WHAT NEEDS TO BE DONE
Within the entries below, please return exactly the lines from the one with "Emit a component" through the one with "const legendRowY = [606.7, 645.3, 684, 722];", leaving out any pictures.

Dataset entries
- - -

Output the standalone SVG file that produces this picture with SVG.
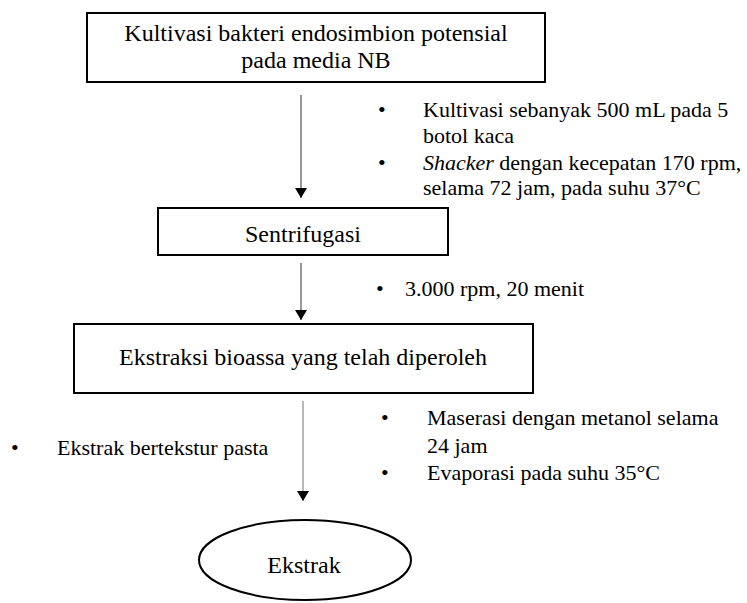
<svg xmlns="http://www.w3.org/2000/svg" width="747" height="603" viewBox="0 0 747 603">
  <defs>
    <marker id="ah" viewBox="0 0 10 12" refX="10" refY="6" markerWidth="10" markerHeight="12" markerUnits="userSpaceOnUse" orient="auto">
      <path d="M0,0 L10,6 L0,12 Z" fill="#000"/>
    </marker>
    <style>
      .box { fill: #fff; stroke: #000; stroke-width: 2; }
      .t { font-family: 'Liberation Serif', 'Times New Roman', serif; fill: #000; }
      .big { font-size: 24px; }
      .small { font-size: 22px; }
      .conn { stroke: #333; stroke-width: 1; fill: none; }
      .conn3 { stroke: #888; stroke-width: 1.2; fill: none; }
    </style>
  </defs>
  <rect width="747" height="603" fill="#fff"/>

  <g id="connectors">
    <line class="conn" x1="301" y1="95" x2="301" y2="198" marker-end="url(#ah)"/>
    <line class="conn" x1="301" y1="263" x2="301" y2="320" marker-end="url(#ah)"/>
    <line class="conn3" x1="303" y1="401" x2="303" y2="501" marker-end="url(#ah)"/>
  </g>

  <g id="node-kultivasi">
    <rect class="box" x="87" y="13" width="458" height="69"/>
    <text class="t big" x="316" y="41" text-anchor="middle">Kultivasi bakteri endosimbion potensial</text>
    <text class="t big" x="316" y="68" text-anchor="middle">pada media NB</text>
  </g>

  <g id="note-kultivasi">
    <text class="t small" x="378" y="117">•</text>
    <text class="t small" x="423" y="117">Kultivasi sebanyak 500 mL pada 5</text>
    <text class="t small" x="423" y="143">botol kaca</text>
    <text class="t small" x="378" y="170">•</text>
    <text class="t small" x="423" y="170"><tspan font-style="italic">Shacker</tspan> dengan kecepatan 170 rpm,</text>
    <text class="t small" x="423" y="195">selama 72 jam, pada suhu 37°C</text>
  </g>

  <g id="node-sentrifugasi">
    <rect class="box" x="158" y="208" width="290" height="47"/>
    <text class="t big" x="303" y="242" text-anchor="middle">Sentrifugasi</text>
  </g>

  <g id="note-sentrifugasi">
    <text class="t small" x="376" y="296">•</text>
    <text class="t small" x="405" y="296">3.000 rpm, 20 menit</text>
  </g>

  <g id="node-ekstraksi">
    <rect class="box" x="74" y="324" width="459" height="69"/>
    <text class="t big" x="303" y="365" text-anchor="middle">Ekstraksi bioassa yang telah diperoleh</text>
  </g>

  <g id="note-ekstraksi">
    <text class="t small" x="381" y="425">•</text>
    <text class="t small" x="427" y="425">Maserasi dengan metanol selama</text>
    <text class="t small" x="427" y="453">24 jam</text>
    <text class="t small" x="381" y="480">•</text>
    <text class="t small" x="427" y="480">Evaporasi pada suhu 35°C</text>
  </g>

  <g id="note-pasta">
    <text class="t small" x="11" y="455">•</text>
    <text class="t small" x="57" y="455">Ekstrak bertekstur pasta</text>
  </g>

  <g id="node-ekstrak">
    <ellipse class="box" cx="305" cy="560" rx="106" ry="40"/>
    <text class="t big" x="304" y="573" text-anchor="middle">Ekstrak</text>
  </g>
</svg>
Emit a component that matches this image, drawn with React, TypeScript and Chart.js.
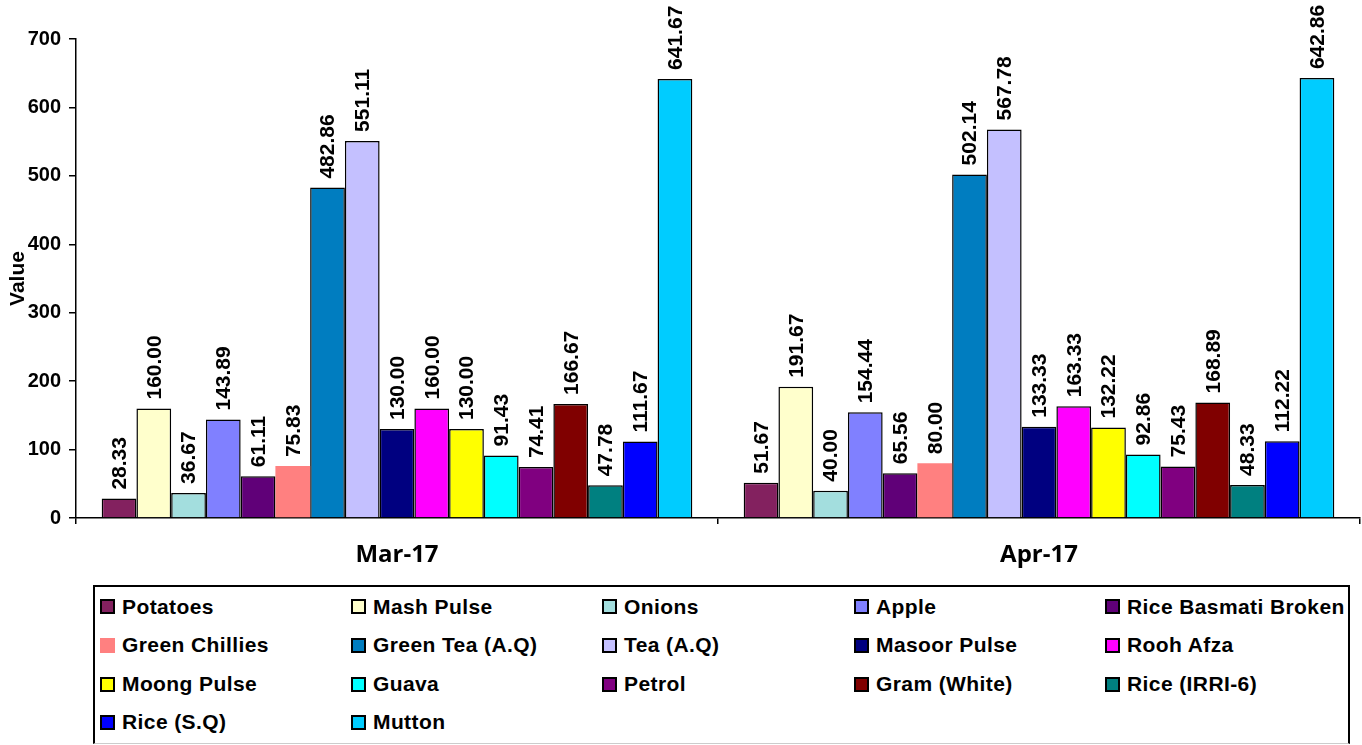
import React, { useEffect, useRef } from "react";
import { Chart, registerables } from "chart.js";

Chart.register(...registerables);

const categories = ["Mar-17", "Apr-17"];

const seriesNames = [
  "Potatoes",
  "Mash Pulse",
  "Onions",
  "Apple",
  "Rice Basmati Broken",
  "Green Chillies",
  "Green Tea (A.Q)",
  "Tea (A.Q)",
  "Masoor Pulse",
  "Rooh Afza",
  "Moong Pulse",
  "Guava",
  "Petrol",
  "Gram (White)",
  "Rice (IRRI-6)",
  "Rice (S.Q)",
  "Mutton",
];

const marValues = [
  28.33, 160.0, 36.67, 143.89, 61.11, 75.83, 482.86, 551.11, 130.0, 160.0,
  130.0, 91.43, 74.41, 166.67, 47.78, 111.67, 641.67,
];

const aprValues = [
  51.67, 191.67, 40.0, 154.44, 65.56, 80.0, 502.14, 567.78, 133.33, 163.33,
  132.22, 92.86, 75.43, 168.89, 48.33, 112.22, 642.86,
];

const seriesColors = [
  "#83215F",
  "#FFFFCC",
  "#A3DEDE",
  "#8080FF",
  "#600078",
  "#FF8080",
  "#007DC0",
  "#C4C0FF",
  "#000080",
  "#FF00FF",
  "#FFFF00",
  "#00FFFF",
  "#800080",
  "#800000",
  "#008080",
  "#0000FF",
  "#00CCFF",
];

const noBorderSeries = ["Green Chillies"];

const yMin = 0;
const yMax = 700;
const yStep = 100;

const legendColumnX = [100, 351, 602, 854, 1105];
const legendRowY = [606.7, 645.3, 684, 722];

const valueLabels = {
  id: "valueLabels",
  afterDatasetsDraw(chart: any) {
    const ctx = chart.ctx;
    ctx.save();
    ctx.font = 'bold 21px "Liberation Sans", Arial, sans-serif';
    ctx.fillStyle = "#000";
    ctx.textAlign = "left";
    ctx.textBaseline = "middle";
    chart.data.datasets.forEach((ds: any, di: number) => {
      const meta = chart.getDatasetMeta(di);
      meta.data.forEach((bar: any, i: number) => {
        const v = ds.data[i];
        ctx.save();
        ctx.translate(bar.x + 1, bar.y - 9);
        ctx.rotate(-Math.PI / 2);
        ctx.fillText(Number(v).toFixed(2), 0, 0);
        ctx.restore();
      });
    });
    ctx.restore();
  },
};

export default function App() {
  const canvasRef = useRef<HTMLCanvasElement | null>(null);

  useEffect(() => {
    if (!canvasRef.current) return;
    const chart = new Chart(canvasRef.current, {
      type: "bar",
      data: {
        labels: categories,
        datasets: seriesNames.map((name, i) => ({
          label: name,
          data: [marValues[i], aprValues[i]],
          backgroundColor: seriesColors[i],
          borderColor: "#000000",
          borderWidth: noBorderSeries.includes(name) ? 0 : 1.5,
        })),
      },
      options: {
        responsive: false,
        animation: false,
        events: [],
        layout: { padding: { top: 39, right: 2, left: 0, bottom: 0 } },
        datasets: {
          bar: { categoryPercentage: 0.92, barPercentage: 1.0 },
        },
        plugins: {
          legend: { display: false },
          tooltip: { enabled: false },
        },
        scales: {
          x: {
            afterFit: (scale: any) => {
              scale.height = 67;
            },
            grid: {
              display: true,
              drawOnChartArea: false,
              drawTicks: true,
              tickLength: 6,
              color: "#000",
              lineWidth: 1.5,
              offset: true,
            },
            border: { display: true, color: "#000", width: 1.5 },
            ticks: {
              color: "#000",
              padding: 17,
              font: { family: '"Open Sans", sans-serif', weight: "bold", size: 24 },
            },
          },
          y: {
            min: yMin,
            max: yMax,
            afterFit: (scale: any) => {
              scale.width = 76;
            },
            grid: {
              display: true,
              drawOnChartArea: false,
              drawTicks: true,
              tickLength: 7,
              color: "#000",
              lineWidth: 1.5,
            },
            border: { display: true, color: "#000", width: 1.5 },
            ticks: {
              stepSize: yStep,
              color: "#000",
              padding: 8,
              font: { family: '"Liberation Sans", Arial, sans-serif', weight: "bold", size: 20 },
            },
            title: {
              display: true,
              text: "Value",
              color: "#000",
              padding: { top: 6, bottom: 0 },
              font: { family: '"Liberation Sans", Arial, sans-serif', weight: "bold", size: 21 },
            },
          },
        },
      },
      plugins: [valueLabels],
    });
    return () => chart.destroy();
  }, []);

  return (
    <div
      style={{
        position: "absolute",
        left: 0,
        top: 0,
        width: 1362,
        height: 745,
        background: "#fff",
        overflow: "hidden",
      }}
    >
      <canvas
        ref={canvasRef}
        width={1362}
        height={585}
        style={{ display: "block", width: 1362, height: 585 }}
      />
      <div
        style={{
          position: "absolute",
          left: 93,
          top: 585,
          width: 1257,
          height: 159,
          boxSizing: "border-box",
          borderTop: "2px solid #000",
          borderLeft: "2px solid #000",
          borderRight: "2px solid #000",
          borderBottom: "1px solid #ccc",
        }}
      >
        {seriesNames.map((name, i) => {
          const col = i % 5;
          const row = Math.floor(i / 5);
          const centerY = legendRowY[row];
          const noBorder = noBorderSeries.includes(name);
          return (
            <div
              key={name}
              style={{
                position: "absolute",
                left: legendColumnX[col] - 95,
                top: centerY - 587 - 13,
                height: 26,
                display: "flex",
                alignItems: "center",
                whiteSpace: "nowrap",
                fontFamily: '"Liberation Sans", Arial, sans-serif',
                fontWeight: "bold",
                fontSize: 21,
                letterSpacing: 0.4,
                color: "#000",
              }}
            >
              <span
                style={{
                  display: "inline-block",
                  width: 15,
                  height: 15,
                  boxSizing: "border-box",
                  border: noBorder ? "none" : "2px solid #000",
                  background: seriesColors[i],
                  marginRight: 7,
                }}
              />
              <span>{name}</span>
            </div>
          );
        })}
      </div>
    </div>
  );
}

- - -

SOLUTION BELOW
Emit a component that matches this image, drawn with React, TypeScript and Chart.js.
import React, { useEffect, useRef } from "react";
import { Chart, registerables } from "chart.js";

Chart.register(...registerables);

const categories = ["Mar-17", "Apr-17"];

const seriesNames = [
  "Potatoes",
  "Mash Pulse",
  "Onions",
  "Apple",
  "Rice Basmati Broken",
  "Green Chillies",
  "Green Tea (A.Q)",
  "Tea (A.Q)",
  "Masoor Pulse",
  "Rooh Afza",
  "Moong Pulse",
  "Guava",
  "Petrol",
  "Gram (White)",
  "Rice (IRRI-6)",
  "Rice (S.Q)",
  "Mutton",
];

const marValues = [
  28.33, 160.0, 36.67, 143.89, 61.11, 75.83, 482.86, 551.11, 130.0, 160.0,
  130.0, 91.43, 74.41, 166.67, 47.78, 111.67, 641.67,
];

const aprValues = [
  51.67, 191.67, 40.0, 154.44, 65.56, 80.0, 502.14, 567.78, 133.33, 163.33,
  132.22, 92.86, 75.43, 168.89, 48.33, 112.22, 642.86,
];

const seriesColors = [
  "#83215F",
  "#FFFFCC",
  "#A3DEDE",
  "#8080FF",
  "#600078",
  "#FF8080",
  "#007DC0",
  "#C4C0FF",
  "#000080",
  "#FF00FF",
  "#FFFF00",
  "#00FFFF",
  "#800080",
  "#800000",
  "#008080",
  "#0000FF",
  "#00CCFF",
];

const noBorderSeries = ["Green Chillies"];

const yMin = 0;
const yMax = 700;
const yStep = 100;

const legendColumnX = [100, 351, 602, 854, 1105];
const legendRowY = [606.7, 645.3, 684, 722];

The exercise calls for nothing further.